Absurdly Driven looks at the world of business with a skeptical eye and a firmly rooted tongue in cheek.
I was sure my eyes were fibbing.
Sometimes, they present sights that stun me into stupor so much that it takes me a while to ponder whether what I'm seeing can possibly be true.
One of those moments happened last week, courtesy of Delta Air Lines.
It slipped out an announcement that went so much against current airline attitudes that I was tempted to go outside and scream my joy to the coyotes lurking there.
The announcement began with these words: "Delta emphasizes customer comfort."
Who does that? Which airline even stops to think for a moment about such an archaic concept? Especially when it comes to economy class.
American, United, and so many others are far more concerned with shoving as many seats as possible into planes -- even reducing first class legroom -- in order to make a few more dollars to pad their executives' shareholdings.
Yet here was Delta suddenly thinking about, well, the people who give it their money?
The announcement went on to describe how, in refurbishing its Boeing 777-200ER planes, the airline had decided not to do what its rivals do -- put 10 seats across in economy class.
Instead, there'll be a mere nine. The result is that the seats will be wider.
I said wider.
The seats will be 18.5 inches wide. Yes, almost as wide as the bathrooms in American's Boeing 737 MAX planes -- and soon in many of its 737-800s.
This new Delta seat compares with 17.1 inches on American Airlines planes and a mere 17 on airlines such as United and even Emirates.
I asked Delta whether it had been suddenly overcome by excesses of summer heat.
The airline insists its air conditioning is in perfect working order.
"Customer comfort was the driving factor in our decision to remain at nine-abreast seating, versus the new norm of 10 across," an airline spokeswoman told me.
It's a curious time for Delta to make such a decision.
Last week, the Federal Aviation Administration decided it wouldn't regulate seat size or legroom, because it believes neither influence the safety on board a plane.

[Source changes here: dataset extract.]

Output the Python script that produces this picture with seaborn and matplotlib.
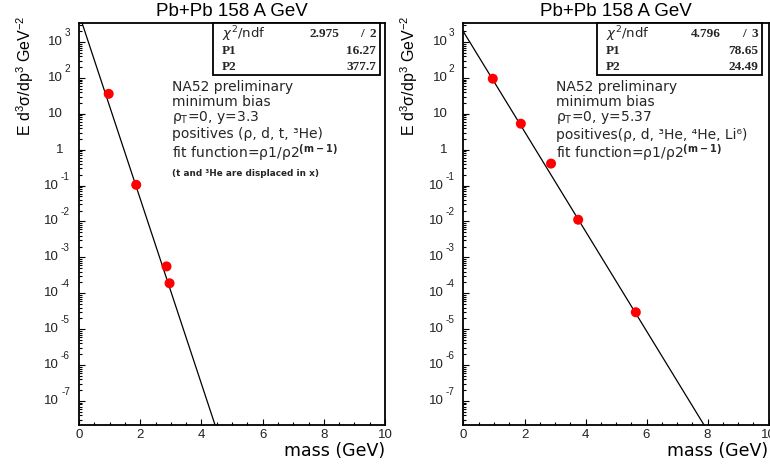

Yet here's Delta undergoing a burst of such uncommon civility that it might make some passengers go out of their way to fly the airline.
Indeed, I asked Delta whether it felt that providing superior passenger comfort would allow it to raise fares for the privilege.
"Ticket prices are dynamic and based on variables like time of year, time of day, distance, and the market," the spokeswoman told me, with what I interpreted as a cryptic half-smile.
Delta also wouldn't be drawn on whether it will expand its sudden lurch toward customer comfort onto the remainder of its fleet.
For now, though, let's just bow. A little.
A major airline has offered a tiny nod to the fact that seats are getting smaller and humans are getting bigger.
Whatever will they do next? Increase legroom?
All right, now I'm just being silly.